The European XFEL delivers X-ray pulses in a discontinuous train structure that repeats at 10 Hz and with a 'dark period' or 'idle time' between each train. For example, a 600 ms pulse train is followed by a 99.4 ms gap. The maximum intra-train repetition rate is 4.5 MHz with 2700 X-ray pulses per train, but it can also operate slower by integer divisions. During the user-assisted commissioning studies, the facility delivered 60 ms pulse trains at 10 Hz with an intra-train frequency of 1.1 MHz.

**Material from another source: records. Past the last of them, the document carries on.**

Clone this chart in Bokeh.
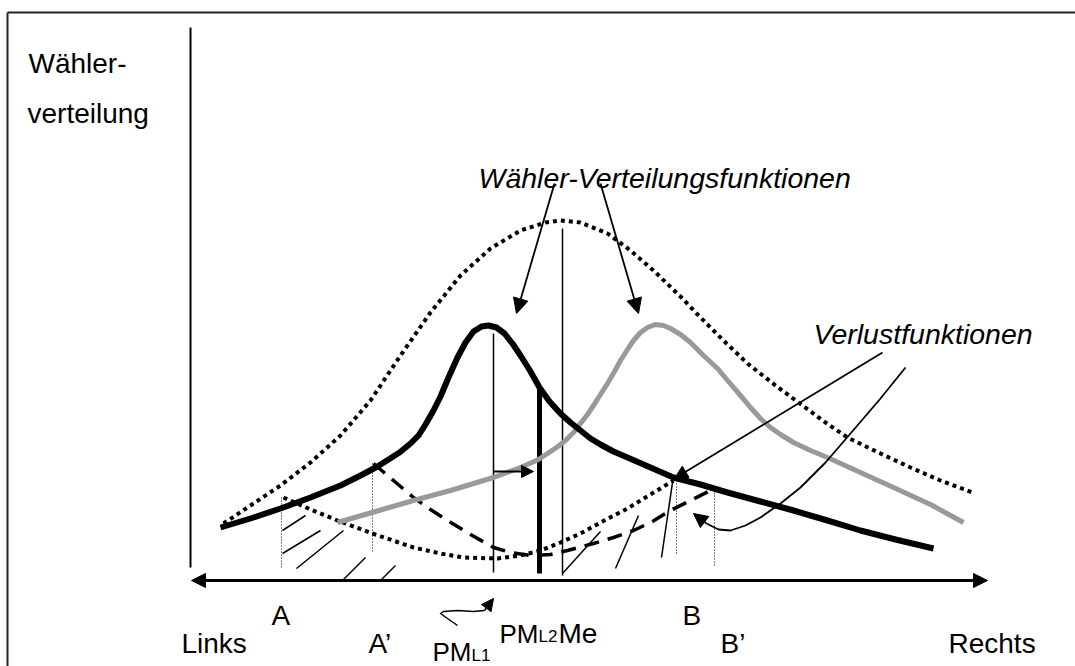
from bokeh.plotting import figure
from bokeh.models import Range1d, Arrow, NormalHead
from bokeh.core.properties import value
from bokeh.embed import file_html
from bokeh.resources import INLINE

# ---------------- data (picture-pixel coordinates) -------------
# voter distribution of party L (black) and party R (grey)
dist_L_x = [220, 250, 280, 310, 340, 362, 377, 388, 399, 410, 418, 425, 433, 440, 448, 457, 465, 473, 481,
            488, 496, 504, 512, 520, 530, 539, 549, 560, 570, 580, 590, 600, 613, 627, 650, 673, 700, 727,
            760, 793, 827, 860, 895, 933]
dist_L_y = [527, 518, 508, 497, 485, 474, 466, 459, 452, 443, 435, 424, 410, 396, 377, 357, 342, 331, 326,
            325, 327, 333, 343, 355, 371, 387, 401, 413, 422, 430, 438, 444, 451, 457, 467, 477, 484, 492,
            501, 510, 520, 530, 539, 548]
dist_R_x = [337, 375, 413, 450, 493, 520, 538, 547, 556, 565, 573, 580, 587, 593, 600, 607, 614, 620, 627,
            633, 640, 647, 655, 663, 670, 680, 690, 703, 717, 728, 740, 750, 760, 770, 780, 793, 810, 827,
            860, 893, 930, 963]
dist_R_y = [522, 511, 500, 490, 477, 467, 459, 453, 447, 440, 432, 423, 414, 405, 394, 383, 371, 360, 349,
            340, 332, 327, 324, 325, 328, 334, 342, 355, 368, 381, 395, 407, 418, 427, 434, 442, 450, 457,
            472, 487, 504, 522]
# overall voter distribution (dotted)
dist_all_x = [223, 250, 280, 310, 340, 370, 400, 430, 460, 490, 520, 545, 560, 580, 607, 630, 653, 680, 700,
              725, 747, 775, 798, 825, 847, 880, 910, 940, 972]
dist_all_y = [523, 505, 485, 462, 435, 400, 355, 312, 275, 248, 230, 222, 220, 222, 233, 250, 270, 296, 317,
              342, 363, 385, 402, 422, 437, 453, 467, 480, 492]
# loss functions
loss_dot_x = [283, 310, 337, 372, 413, 440, 463, 497, 520, 540, 560, 580, 600, 627, 650, 673]
loss_dot_y = [497, 509, 520, 533, 547, 553, 557, 558, 555, 550, 542, 533, 522, 508, 494, 480]
loss_dash_x = [373, 393, 413, 430, 447, 470, 493, 510, 530, 550, 567, 593, 613, 633, 652, 670, 690, 708]
loss_dash_y = [463, 480, 497, 509, 520, 534, 547, 552, 555, 554, 550, 543, 537, 530, 521, 510, 500, 491]

# hatch strokes
hatch_x0 = [282, 282, 296, 342, 380, 562, 615, 661]
hatch_y0 = [530, 553, 568, 580, 580, 573, 568, 557]
hatch_x1 = [305, 320, 343, 365, 395, 600, 638, 672]
hatch_y1 = [515, 530, 530, 557, 565, 531, 515, 482]

# dotted drop lines at A, A', B, B'
drop_x = [281, 372, 676, 714]
drop_top = [497, 463, 480, 492]
drop_bottom = [568, 553, 555, 567]

# positions PM_L1, Me (thin) and PM_L2 (thick)
thin_x = [493, 562]
thin_top = [333, 228]
thin_bottom = [572, 575]
thick_x = [539]
thick_top = [388]
thick_bottom = [573]

# annotation arrows (straight)
arr_x0 = [554, 600, 882, 493]
arr_y0 = [183, 183, 352, 471]
arr_x1 = [516, 638, 674, 533]
arr_y1 = [313, 313, 478, 471]
arr_size = [15, 15, 13, 12]

# curved arrow from "Verlustfunktionen"
curve_x = [905, 880, 850, 825, 800, 780, 760, 745, 730, 718, 706]
curve_y = [367, 398, 433, 462, 487, 503, 517, 525, 530, 529, 523]
curve_tip = (693, 513)
# squiggle arrow PM_L1 -> PM_L2
sq_x = [457, 447, 440, 443, 457, 473, 484]
sq_y = [625, 618, 613, 611, 610, 611, 610]
sq_tip = (493, 598)

# axes
x_axis_y = 580
x_axis_left, x_axis_right = 191, 987
y_axis_x = 190
y_axis_top, y_axis_bottom = 27, 567

# labels: (text, x, baseline y, size px, style)
labels = [
    ("Wähler-", 28, 63, 28, "normal"),
    ("verteilung", 27, 113, 28, "normal"),
    ("Wähler-Verteilungsfunktionen", 478, 177, 28.5, "italic"),
    ("Verlustfunktionen", 813, 333, 28.5, "italic"),
    ("Links", 181, 643, 28, "normal"),
    ("A", 271, 615, 28, "normal"),
    ("A’", 368, 643, 28, "normal"),
    ("PM", 432, 651, 26, "normal"),
    ("L1", 471, 655, 17, "normal"),
    ("PM", 499, 633, 26, "normal"),
    ("L2", 538, 636, 17, "normal"),
    ("Me", 558, 633, 28, "normal"),
    ("B", 682, 615, 28, "normal"),
    ("B’", 720, 643, 28, "normal"),
    ("Rechts", 948, 643, 28, "normal"),
]

# ---------------- figure --------------------------------------------------------
W, H = 1075, 666
p = figure(width=W, height=H, output_backend="svg", toolbar_location=None,
           x_range=Range1d(0, W), y_range=Range1d(H, 0),
           x_axis_type=None, y_axis_type=None, min_border=0)
p.outline_line_color = None
p.background_fill_color = "white"
p.border_fill_color = "white"

# frame border (top and left)
p.line([7, W], [12, 12], line_color="#222222", line_width=2)
p.line([7, 7], [12, H], line_color="#222222", line_width=2)

# y axis
p.line([y_axis_x, y_axis_x], [y_axis_top, y_axis_bottom], line_color="black", line_width=2)
# x axis double arrow
p.add_layout(Arrow(start=NormalHead(size=14, fill_color="black", line_color="black"),
                   end=NormalHead(size=14, fill_color="black", line_color="black"),
                   x_start=x_axis_left, y_start=x_axis_y, x_end=x_axis_right, y_end=x_axis_y,
                   line_width=3, line_color="black"))

# hatch strokes
p.segment(hatch_x0, hatch_y0, hatch_x1, hatch_y1, line_color="black", line_width=1.5)
# dotted drop lines
p.segment(drop_x, drop_top, drop_x, drop_bottom, line_color="black", line_width=1, line_dash="1 2")
# position lines
p.segment(thin_x, thin_top, thin_x, thin_bottom, line_color="black", line_width=1.5)
p.segment(thick_x, thick_top, thick_x, thick_bottom, line_color="black", line_width=5)

# curves
p.line(dist_all_x, dist_all_y, line_color="black", line_width=4, line_dash="4 4")
p.line(loss_dot_x, loss_dot_y, line_color="black", line_width=4, line_dash="4 4")
p.line(loss_dash_x, loss_dash_y, line_color="black", line_width=3.5, line_dash="15 9")
p.line(dist_R_x, dist_R_y, line_color="#999999", line_width=5, line_join="round")
p.line(dist_L_x, dist_L_y, line_color="black", line_width=6, line_join="round")

# straight annotation arrows
for x0, y0, x1, y1, s in zip(arr_x0, arr_y0, arr_x1, arr_y1, arr_size):
    p.add_layout(Arrow(end=NormalHead(size=s, fill_color="black", line_color="black"),
                       x_start=x0, y_start=y0, x_end=x1, y_end=y1,
                       line_width=1.8, line_color="black"))

# curved arrow
p.line(curve_x, curve_y, line_color="black", line_width=1.8, line_join="round")
p.add_layout(Arrow(end=NormalHead(size=14, fill_color="black", line_color="black"),
                   x_start=curve_x[-1], y_start=curve_y[-1], x_end=curve_tip[0], y_end=curve_tip[1],
                   line_width=1.8, line_color="black"))
# squiggle arrow
p.line(sq_x, sq_y, line_color="black", line_width=1.5, line_join="round")
p.add_layout(Arrow(end=NormalHead(size=12, fill_color="black", line_color="black"),
                   x_start=sq_x[-1], y_start=sq_y[-1], x_end=sq_tip[0], y_end=sq_tip[1],
                   line_width=1.5, line_color="black"))

# labels
for txt, x, y, size, style in labels:
    p.text(x=[x], y=[y], text=[txt], text_font=value("Liberation Sans"),
           text_font_size=value(f"{size}px"), text_font_style=style,
           text_align="left", text_baseline="alphabetic", text_color="black")

open("out.html", "w").write(file_html(p, INLINE))
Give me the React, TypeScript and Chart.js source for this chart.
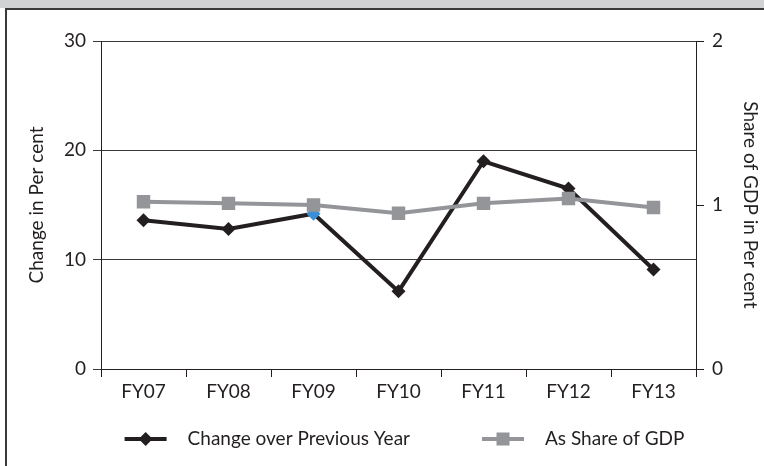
import React, { useEffect, useRef } from "react";
import { Chart, registerables } from "chart.js";

Chart.register(...registerables);

const categories = ["FY07", "FY08", "FY09", "FY10", "FY11", "FY12", "FY13"];
const changeOverPreviousYear = [13.6, 12.8, 14.2, 7.1, 19.0, 16.5, 9.1];
const shareOfGDP = [1.02, 1.01, 1.0, 0.95, 1.01, 1.04, 0.985];
const leftAxisMin = 0;
const leftAxisMax = 30;
const leftAxisStep = 10;
const rightAxisMin = 0;
const rightAxisMax = 2;
const rightAxisStep = 1;
const seriesLabels = ["Change over Previous Year", "As Share of GDP"];
const leftTitle = "Change in Per cent";
const rightTitle = "Share of GDP in Per cent";

const FONT = "Lato, 'Liberation Sans', sans-serif";
const FONT_SIZE = 19;
const TEXT_COLOR = "#231f20";
const BLACK = "#231f20";
const GRAY = "#939598";
const BLUE = "#3a8fd6";

const legendPlugin = {
  id: "customLegend",
  afterDraw(chart: any) {
    const ctx = chart.ctx as CanvasRenderingContext2D;
    const area = chart.chartArea;
    const ds = chart.data.datasets;
    ctx.save();
    ctx.font = `${FONT_SIZE}px ${FONT}`;
    const lineW = 42;
    const gap = 21;
    const itemGap = 72;
    const widths = ds.map((d: any) => ctx.measureText(d.label).width);
    let total = 0;
    widths.forEach((w: number, i: number) => {
      total += lineW + gap + w + (i > 0 ? itemGap : 0);
    });
    const cx = (area.left + area.right) / 2 + 6;
    let x = cx - total / 2;
    const y = area.bottom + 70;
    ds.forEach((d: any, i: number) => {
      const color = d.borderColor;
      ctx.strokeStyle = color;
      ctx.lineWidth = 4;
      ctx.lineCap = "butt";
      ctx.beginPath();
      ctx.moveTo(x, y);
      ctx.lineTo(x + lineW, y);
      ctx.stroke();
      const mx = x + lineW / 2;
      ctx.fillStyle = color;
      ctx.beginPath();
      if (d.pointStyle === "rectRot") {
        const r = 7;
        ctx.moveTo(mx, y - r);
        ctx.lineTo(mx + r, y);
        ctx.lineTo(mx, y + r);
        ctx.lineTo(mx - r, y);
        ctx.closePath();
      } else {
        const s = 6.5;
        ctx.rect(mx - s, y - s, 2 * s, 2 * s);
      }
      ctx.fill();
      ctx.fillStyle = TEXT_COLOR;
      ctx.textBaseline = "middle";
      ctx.textAlign = "left";
      ctx.fillText(d.label, x + lineW + gap, y);
      x += lineW + gap + widths[i] + itemGap;
    });
    ctx.restore();
  },
};

export default function App() {
  const canvasRef = useRef<HTMLCanvasElement | null>(null);

  useEffect(() => {
    if (!canvasRef.current) return;
    const font = { family: FONT, size: FONT_SIZE };
    const blackPointColors = categories.map((_, i) => (i === 2 ? BLUE : BLACK));
    const chart = new Chart(canvasRef.current, {
      type: "line",
      data: {
        labels: categories,
        datasets: [
          {
            label: seriesLabels[0],
            data: changeOverPreviousYear,
            yAxisID: "y",
            borderColor: BLACK,
            backgroundColor: BLACK,
            pointBackgroundColor: blackPointColors,
            pointBorderColor: blackPointColors,
            borderWidth: 4,
            pointStyle: "rectRot",
            pointRadius: 7,
            pointBorderWidth: 0,
            tension: 0,
            order: 2,
          },
          {
            label: seriesLabels[1],
            data: shareOfGDP,
            yAxisID: "y1",
            borderColor: GRAY,
            backgroundColor: GRAY,
            pointBackgroundColor: GRAY,
            pointBorderColor: GRAY,
            borderWidth: 4,
            pointStyle: "rect",
            pointRadius: 9.5,
            pointBorderWidth: 0,
            tension: 0,
            order: 1,
          },
        ],
      },
      options: {
        animation: false,
        responsive: false,
        maintainAspectRatio: false,
        devicePixelRatio: 1,
        layout: { padding: { top: 31, bottom: 57, left: 0, right: 0 } },
        plugins: {
          legend: { display: false },
          tooltip: { enabled: false },
        },
        scales: {
          x: {
            type: "category",
            offset: true,
            grid: {
              offset: true,
              drawOnChartArea: false,
              drawTicks: true,
              tickLength: 8,
              color: "#231f20",
            },
            border: { display: true, color: "#231f20", width: 1 },
            ticks: { font, color: TEXT_COLOR, padding: 3, maxRotation: 0 },
            afterFit: (scale: any) => {
              scale.height = 40;
            },
          },
          y: {
            position: "left",
            min: leftAxisMin,
            max: leftAxisMax,
            ticks: { stepSize: leftAxisStep, font, color: TEXT_COLOR, padding: 7 },
            grid: { color: "#3a3a3a", lineWidth: 1, tickLength: 8, drawOnChartArea: true },
            border: { display: true, color: "#231f20", width: 1 },
            title: {
              display: true,
              text: leftTitle,
              font,
              color: TEXT_COLOR,
              padding: { top: 18, bottom: 0 },
            },
            afterFit: (scale: any) => {
              scale.width = 94;
            },
          },
          y1: {
            position: "right",
            min: rightAxisMin,
            max: rightAxisMax,
            ticks: { stepSize: rightAxisStep, font, color: TEXT_COLOR, padding: 8 },
            grid: { drawOnChartArea: false, tickLength: 8, color: "#231f20" },
            border: { display: true, color: "#231f20", width: 1 },
            title: {
              display: true,
              text: rightTitle,
              font,
              color: TEXT_COLOR,
              padding: { top: 2, bottom: 0 },
            },
            afterFit: (scale: any) => {
              scale.width = 68;
            },
          },
        },
      },
      plugins: [legendPlugin],
    } as any);
    return () => chart.destroy();
  }, []);

  return (
    <div
      style={{
        position: "absolute",
        left: 0,
        top: 0,
        width: 764,
        height: 466,
        background: "#ffffff",
        overflow: "hidden",
      }}
    >
      <div
        style={{
          position: "absolute",
          left: 0,
          top: 0,
          width: 764,
          height: 8,
          background: "#d1d2d4",
        }}
      />
      <div
        style={{
          position: "absolute",
          left: 5,
          top: 8,
          width: 759,
          height: 458,
          borderTop: "2px solid #3a3a3a",
          borderLeft: "2px solid #3a3a3a",
          boxSizing: "border-box",
        }}
      />
      <canvas
        ref={canvasRef}
        width={757}
        height={456}
        style={{ position: "absolute", left: 7, top: 10, width: 757, height: 456 }}
      />
    </div>
  );
}
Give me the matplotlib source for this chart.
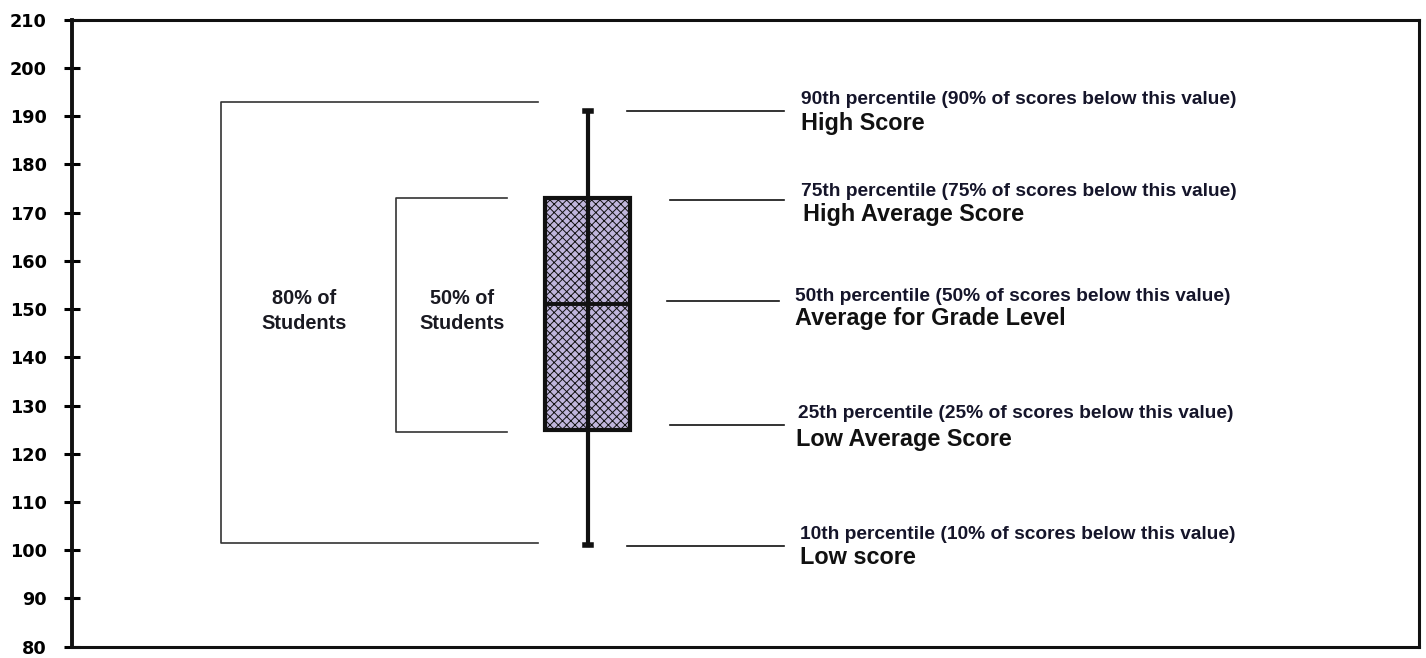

 The XFEL Hub, through its membership in the SFX Consortium, is working to supply an on-demand droplet sample injector for the downstream interaction region of the SPB/SFX instrument. One of our goals is to support SFX and tr-SFX by delivering ~30 picolitre droplets of microcrystal slurries directly into and synchronized with the XFEL beam pulses. At the end of this year or early next year, we anticipate testing sample delivery at 10 kHz within each pulse train to yield a 60 Hz overall data collection rate. Longer-term goals include 100 kHz sample delivery within a pulse train, which will produce SFX data at 600 Hz overall. Although MHz sample delivery rates are likely to require fast jets, an advantage of on-demand acoustic methods is that they are more efficient with samples since none is wasted in the gap between the X-ray trains.